Dungeons are a weak point. They’re unlocked as your progress through the main quest line, but there are also semi-secret alternatives, hidden away. Each one has their own unique monsters and bosses. Rewards are stingy, and loot is sparse. Your only reward after killing each boss is one or two treasure coffers, awarding only one item each. The “trash” of each dungeon award little to no reward outside of exp, which can make them feel more like roadblocks than incentives.

While FFXIV may not be trying to start a revolution, it handles class and character unlike any other successful MMO. While you start the game as one chosen class, at level 10 you have the ability to be any and all classes with just a switch of your weapon.

What does this mean? It removes the need for alts. But there’s a twist: when you switch to another class, your level and stats reset to level one. Each and every class has its own persistent level. This might seem daunting at first, but you get an exp bonus for every max leveled class you posses to make it a bit easier on your next.

Once you get a class to level 30, you can then choose to level a complementary class to level 15, which gives you a sort of specialization. For example, a level 30 Gladiator can dip his or her toes into Conjurer to level 15 to unlock the Paladin job. The Paladin can borrow some skills from both Conjurers and Marauders, but they will be weaker versions compared to if you were that actual class.

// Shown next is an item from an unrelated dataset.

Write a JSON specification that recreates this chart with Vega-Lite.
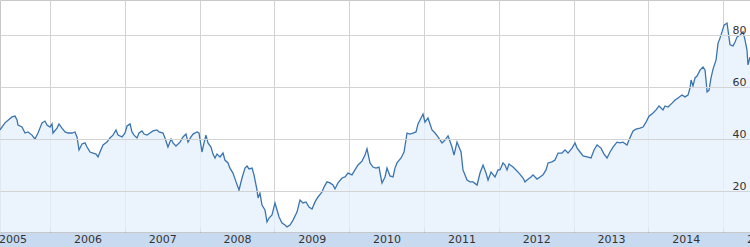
{
  "$schema": "https://vega.github.io/schema/vega-lite/v6.json",
  "width": 750,
  "height": 232,
  "autosize": {"type": "none"},
  "padding": {"left": 0, "top": 0, "right": 0, "bottom": 15},
  "background": "#c8daf0",
  "config": {
    "view": {"fill": "#ffffff", "stroke": "#c8c8c8", "strokeWidth": 1},
    "axis": {"labelFont": "DejaVu Sans", "labelFontSize": 11, "labelColor": "#333333", "domain": false}
  },
  "data": {"values": [
    {"year": 2005.332, "price": 43.5},
    {"year": 2005.398, "price": 46.2},
    {"year": 2005.492, "price": 48.5},
    {"year": 2005.532, "price": 48.8},
    {"year": 2005.559, "price": 47.3},
    {"year": 2005.572, "price": 45.4},
    {"year": 2005.626, "price": 44.6},
    {"year": 2005.666, "price": 42.3},
    {"year": 2005.706, "price": 42.7},
    {"year": 2005.759, "price": 41.5},
    {"year": 2005.799, "price": 40.0},
    {"year": 2005.840, "price": 42.3},
    {"year": 2005.893, "price": 46.2},
    {"year": 2005.933, "price": 46.9},
    {"year": 2005.960, "price": 45.4},
    {"year": 2006.000, "price": 44.6},
    {"year": 2006.027, "price": 45.8},
    {"year": 2006.040, "price": 42.3},
    {"year": 2006.094, "price": 44.2},
    {"year": 2006.120, "price": 45.8},
    {"year": 2006.160, "price": 44.2},
    {"year": 2006.201, "price": 42.7},
    {"year": 2006.241, "price": 42.3},
    {"year": 2006.294, "price": 42.3},
    {"year": 2006.334, "price": 42.7},
    {"year": 2006.361, "price": 40.8},
    {"year": 2006.388, "price": 35.8},
    {"year": 2006.428, "price": 38.1},
    {"year": 2006.468, "price": 38.5},
    {"year": 2006.495, "price": 36.9},
    {"year": 2006.535, "price": 35.0},
    {"year": 2006.575, "price": 34.6},
    {"year": 2006.615, "price": 34.2},
    {"year": 2006.642, "price": 33.1},
    {"year": 2006.668, "price": 35.0},
    {"year": 2006.709, "price": 37.7},
    {"year": 2006.762, "price": 38.8},
    {"year": 2006.802, "price": 40.4},
    {"year": 2006.842, "price": 41.5},
    {"year": 2006.882, "price": 43.5},
    {"year": 2006.909, "price": 41.5},
    {"year": 2006.963, "price": 40.8},
    {"year": 2007.003, "price": 42.3},
    {"year": 2007.030, "price": 45.0},
    {"year": 2007.070, "price": 45.8},
    {"year": 2007.096, "price": 42.7},
    {"year": 2007.123, "price": 41.5},
    {"year": 2007.163, "price": 40.4},
    {"year": 2007.190, "price": 42.3},
    {"year": 2007.230, "price": 43.1},
    {"year": 2007.257, "price": 41.9},
    {"year": 2007.297, "price": 41.5},
    {"year": 2007.337, "price": 42.3},
    {"year": 2007.377, "price": 43.1},
    {"year": 2007.430, "price": 43.5},
    {"year": 2007.457, "price": 42.7},
    {"year": 2007.511, "price": 42.3},
    {"year": 2007.537, "price": 40.4},
    {"year": 2007.577, "price": 36.9},
    {"year": 2007.618, "price": 40.0},
    {"year": 2007.644, "price": 38.5},
    {"year": 2007.684, "price": 37.3},
    {"year": 2007.738, "price": 38.8},
    {"year": 2007.778, "price": 40.8},
    {"year": 2007.818, "price": 41.9},
    {"year": 2007.845, "price": 38.8},
    {"year": 2007.885, "price": 40.8},
    {"year": 2007.912, "price": 41.9},
    {"year": 2007.965, "price": 42.7},
    {"year": 2007.992, "price": 42.3},
    {"year": 2008.032, "price": 35.0},
    {"year": 2008.059, "price": 38.5},
    {"year": 2008.085, "price": 41.5},
    {"year": 2008.112, "price": 38.5},
    {"year": 2008.152, "price": 36.9},
    {"year": 2008.179, "price": 34.2},
    {"year": 2008.206, "price": 32.7},
    {"year": 2008.232, "price": 34.2},
    {"year": 2008.273, "price": 33.1},
    {"year": 2008.313, "price": 34.6},
    {"year": 2008.339, "price": 31.9},
    {"year": 2008.380, "price": 30.8},
    {"year": 2008.406, "price": 28.8},
    {"year": 2008.446, "price": 26.9},
    {"year": 2008.487, "price": 23.5},
    {"year": 2008.527, "price": 20.4},
    {"year": 2008.567, "price": 25.0},
    {"year": 2008.607, "price": 28.8},
    {"year": 2008.634, "price": 29.6},
    {"year": 2008.661, "price": 28.5},
    {"year": 2008.701, "price": 28.8},
    {"year": 2008.727, "price": 26.2},
    {"year": 2008.767, "price": 20.4},
    {"year": 2008.781, "price": 17.3},
    {"year": 2008.807, "price": 19.2},
    {"year": 2008.834, "price": 14.6},
    {"year": 2008.874, "price": 12.7},
    {"year": 2008.901, "price": 8.1},
    {"year": 2008.928, "price": 9.6},
    {"year": 2008.968, "price": 10.8},
    {"year": 2009.008, "price": 15.4},
    {"year": 2009.035, "price": 12.7},
    {"year": 2009.062, "price": 10.0},
    {"year": 2009.102, "price": 7.7},
    {"year": 2009.142, "price": 6.9},
    {"year": 2009.168, "price": 6.2},
    {"year": 2009.209, "price": 6.9},
    {"year": 2009.249, "price": 8.8},
    {"year": 2009.302, "price": 11.9},
    {"year": 2009.342, "price": 16.5},
    {"year": 2009.382, "price": 15.4},
    {"year": 2009.422, "price": 15.8},
    {"year": 2009.463, "price": 13.8},
    {"year": 2009.503, "price": 13.1},
    {"year": 2009.543, "price": 15.8},
    {"year": 2009.583, "price": 17.7},
    {"year": 2009.636, "price": 19.6},
    {"year": 2009.663, "price": 21.5},
    {"year": 2009.703, "price": 23.5},
    {"year": 2009.743, "price": 23.1},
    {"year": 2009.783, "price": 22.3},
    {"year": 2009.810, "price": 20.8},
    {"year": 2009.850, "price": 23.1},
    {"year": 2009.904, "price": 25.0},
    {"year": 2009.944, "price": 25.4},
    {"year": 2009.984, "price": 26.9},
    {"year": 2010.037, "price": 26.2},
    {"year": 2010.077, "price": 28.1},
    {"year": 2010.118, "price": 30.0},
    {"year": 2010.171, "price": 31.5},
    {"year": 2010.211, "price": 33.8},
    {"year": 2010.238, "price": 36.2},
    {"year": 2010.278, "price": 30.8},
    {"year": 2010.318, "price": 29.2},
    {"year": 2010.358, "price": 28.8},
    {"year": 2010.398, "price": 29.2},
    {"year": 2010.438, "price": 23.1},
    {"year": 2010.479, "price": 25.4},
    {"year": 2010.505, "price": 28.8},
    {"year": 2010.545, "price": 25.8},
    {"year": 2010.586, "price": 25.4},
    {"year": 2010.612, "price": 28.8},
    {"year": 2010.639, "price": 30.8},
    {"year": 2010.693, "price": 32.7},
    {"year": 2010.733, "price": 35.0},
    {"year": 2010.773, "price": 42.3},
    {"year": 2010.813, "price": 41.9},
    {"year": 2010.853, "price": 42.3},
    {"year": 2010.893, "price": 42.7},
    {"year": 2010.920, "price": 45.8},
    {"year": 2010.960, "price": 48.1},
    {"year": 2010.987, "price": 49.6},
    {"year": 2011.013, "price": 46.5},
    {"year": 2011.053, "price": 48.1},
    {"year": 2011.107, "price": 43.5},
    {"year": 2011.147, "price": 42.3},
    {"year": 2011.187, "price": 40.8},
    {"year": 2011.241, "price": 38.5},
    {"year": 2011.281, "price": 39.6},
    {"year": 2011.321, "price": 41.2},
    {"year": 2011.374, "price": 36.9},
    {"year": 2011.401, "price": 33.8},
    {"year": 2011.441, "price": 38.8},
    {"year": 2011.495, "price": 35.0},
    {"year": 2011.521, "price": 28.1},
    {"year": 2011.575, "price": 24.2},
    {"year": 2011.615, "price": 23.5},
    {"year": 2011.655, "price": 23.5},
    {"year": 2011.709, "price": 22.3},
    {"year": 2011.749, "price": 26.9},
    {"year": 2011.789, "price": 30.0},
    {"year": 2011.829, "price": 26.9},
    {"year": 2011.856, "price": 24.2},
    {"year": 2011.896, "price": 27.3},
    {"year": 2011.949, "price": 25.4},
    {"year": 2011.989, "price": 28.1},
    {"year": 2012.016, "price": 28.1},
    {"year": 2012.056, "price": 30.8},
    {"year": 2012.083, "price": 30.0},
    {"year": 2012.110, "price": 28.1},
    {"year": 2012.136, "price": 30.4},
    {"year": 2012.190, "price": 29.2},
    {"year": 2012.230, "price": 28.1},
    {"year": 2012.270, "price": 26.9},
    {"year": 2012.324, "price": 25.0},
    {"year": 2012.350, "price": 23.5},
    {"year": 2012.377, "price": 24.2},
    {"year": 2012.430, "price": 25.4},
    {"year": 2012.457, "price": 26.2},
    {"year": 2012.511, "price": 24.6},
    {"year": 2012.551, "price": 25.4},
    {"year": 2012.591, "price": 26.2},
    {"year": 2012.631, "price": 28.1},
    {"year": 2012.658, "price": 30.8},
    {"year": 2012.711, "price": 31.2},
    {"year": 2012.751, "price": 31.9},
    {"year": 2012.792, "price": 34.6},
    {"year": 2012.845, "price": 34.6},
    {"year": 2012.885, "price": 35.8},
    {"year": 2012.925, "price": 34.6},
    {"year": 2012.979, "price": 36.5},
    {"year": 2013.019, "price": 38.5},
    {"year": 2013.046, "price": 36.5},
    {"year": 2013.086, "price": 35.0},
    {"year": 2013.126, "price": 33.5},
    {"year": 2013.179, "price": 33.1},
    {"year": 2013.233, "price": 32.7},
    {"year": 2013.273, "price": 35.8},
    {"year": 2013.313, "price": 37.7},
    {"year": 2013.366, "price": 36.5},
    {"year": 2013.407, "price": 34.2},
    {"year": 2013.447, "price": 32.7},
    {"year": 2013.487, "price": 35.0},
    {"year": 2013.527, "price": 36.9},
    {"year": 2013.580, "price": 38.8},
    {"year": 2013.620, "price": 38.5},
    {"year": 2013.660, "price": 38.8},
    {"year": 2013.714, "price": 37.7},
    {"year": 2013.740, "price": 39.6},
    {"year": 2013.794, "price": 43.1},
    {"year": 2013.834, "price": 43.8},
    {"year": 2013.888, "price": 44.2},
    {"year": 2013.928, "price": 44.6},
    {"year": 2013.968, "price": 46.5},
    {"year": 2014.008, "price": 48.8},
    {"year": 2014.062, "price": 50.0},
    {"year": 2014.102, "price": 51.2},
    {"year": 2014.142, "price": 52.7},
    {"year": 2014.195, "price": 51.2},
    {"year": 2014.222, "price": 52.7},
    {"year": 2014.262, "price": 52.3},
    {"year": 2014.316, "price": 53.8},
    {"year": 2014.356, "price": 55.0},
    {"year": 2014.396, "price": 55.8},
    {"year": 2014.449, "price": 56.9},
    {"year": 2014.489, "price": 56.2},
    {"year": 2014.529, "price": 56.9},
    {"year": 2014.556, "price": 59.6},
    {"year": 2014.570, "price": 62.7},
    {"year": 2014.596, "price": 60.4},
    {"year": 2014.623, "price": 63.5},
    {"year": 2014.650, "price": 64.2},
    {"year": 2014.690, "price": 66.5},
    {"year": 2014.730, "price": 67.7},
    {"year": 2014.757, "price": 66.5},
    {"year": 2014.770, "price": 62.7},
    {"year": 2014.784, "price": 58.1},
    {"year": 2014.810, "price": 58.8},
    {"year": 2014.837, "price": 63.5},
    {"year": 2014.864, "price": 66.9},
    {"year": 2014.904, "price": 70.4},
    {"year": 2014.931, "price": 76.9},
    {"year": 2014.957, "price": 78.8},
    {"year": 2014.984, "price": 81.2},
    {"year": 2015.011, "price": 83.8},
    {"year": 2015.051, "price": 84.6},
    {"year": 2015.064, "price": 81.9},
    {"year": 2015.091, "price": 76.2},
    {"year": 2015.131, "price": 75.8},
    {"year": 2015.158, "price": 77.3},
    {"year": 2015.184, "price": 79.2},
    {"year": 2015.225, "price": 80.0},
    {"year": 2015.265, "price": 81.2},
    {"year": 2015.291, "price": 78.1},
    {"year": 2015.318, "price": 74.2},
    {"year": 2015.331, "price": 68.5},
    {"year": 2015.358, "price": 71.5}
  ]},
  "layer": [
    {
      "mark": {"type": "area", "color": "#e6f1fb", "opacity": 0.8, "clip": true},
      "encoding": {
        "x": {
          "field": "year", "type": "quantitative",
          "scale": {"domain": [2005.3316, 2015.358], "nice": false, "zero": false},
          "axis": {
            "orient": "bottom", "title": null,
            "values": [2006, 2007, 2008, 2009, 2010, 2011, 2012, 2013, 2014, 2015],
            "grid": true, "gridColor": "#d3d3d3", "gridWidth": 1,
            "ticks": true, "tickSize": -4, "tickColor": "#999999",
            "labelExpr": "floor(datum.value)", "labelOffset": 37.4,
            "labelPadding": 11.5, "labelBaseline": "middle",
            "labelFlush": false, "labelOverlap": false, "labelBound": false
          }
        },
        "y": {
          "field": "price", "type": "quantitative",
          "scale": {"domain": [4.23, 93.46], "nice": false, "zero": false},
          "axis": {
            "orient": "right", "title": null, "values": [20, 40, 60, 80],
            "grid": true, "gridColor": "#d3d3d3", "ticks": false,
            "labelAlign": "right", "labelPadding": -4, "labelBaseline": "alphabetic",
            "labelOffset": -1, "zindex": 1
          }
        }
      }
    },
    {
      "mark": {"type": "line", "color": "#3a74b0", "strokeWidth": 1.3, "clip": true},
      "encoding": {
        "x": {
          "field": "year", "type": "quantitative",
          "scale": {"domain": [2005.3316, 2015.358], "nice": false, "zero": false},
          "axis": {
            "orient": "bottom", "title": null, "values": [2005.5],
            "grid": false, "ticks": false,
            "labelExpr": "floor(datum.value)",
            "labelPadding": 7.5, "labelBaseline": "middle",
            "labelFlush": false, "labelOverlap": false, "labelBound": false
          }
        },
        "y": {
          "field": "price", "type": "quantitative",
          "scale": {"domain": [4.23, 93.46], "nice": false, "zero": false},
          "axis": {
            "orient": "right", "title": null, "values": [20, 40, 60, 80],
            "grid": true, "gridColor": "#d3d3d3", "ticks": false,
            "labelAlign": "right", "labelPadding": -4, "labelBaseline": "alphabetic",
            "labelOffset": -1, "zindex": 1
          }
        }
      }
    }
  ],
  "resolve": {"axis": {"x": "independent"}}
}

Crafting and gathering also uses this system. Equip one of the eight crafting tools or three gathering tools and you’ll find yourself again back at level one. Just like jobs, you can borrow skills from each crafting profession. Gathering is pretty bog standard: go into the world and click on nodes. Crafting though is different and fantastic. Any item you attempt to craft has various stats that you need to keep track of. Durability is how far the item is from falling apart, while quality dictates your chances at creating a high-quality version of that item. It’s basically a mini-game: improve the quality as much as possible while making sure the thing doesn’t break and you lose all your materials. This turns crafting into an actual skill instead of just a checklist.

A Realm Reborn again stays with the familiarity of tab-targetting combat with a hot bar full of skills. It can’t match the combat of, say, TERA and Guild Wars 2, the sheer quality in the animations and skills elevate it. I played as a Pugilist: a hand to hand combat specialist. I could feel every punch as it connected with my enemies, and it was a treat to see a quick one-two followed by a roundhouse kick.

But there’s one massive flaw. Latency.

The servers for both American and European players for are hosted in Canada. I’m playing in the UK, and that means a consistent 100-200ms latency whenever I play. That’s almost acceptable for open world play, but in dungeons, it’s a complete nightmare, particularly when dealing with large area-of-effect abilities. It becomes a major issue in high-level dungeons, where those dodges are the difference between life and death. At the worst times, it can halt your progression completely.

The completionist in me is nearly overwhelmed with the sheer amount of things to do in A Realm Reborn. Square Enix really do deserve praise for not only fixing the issues of the original game, but far exceeding their goal.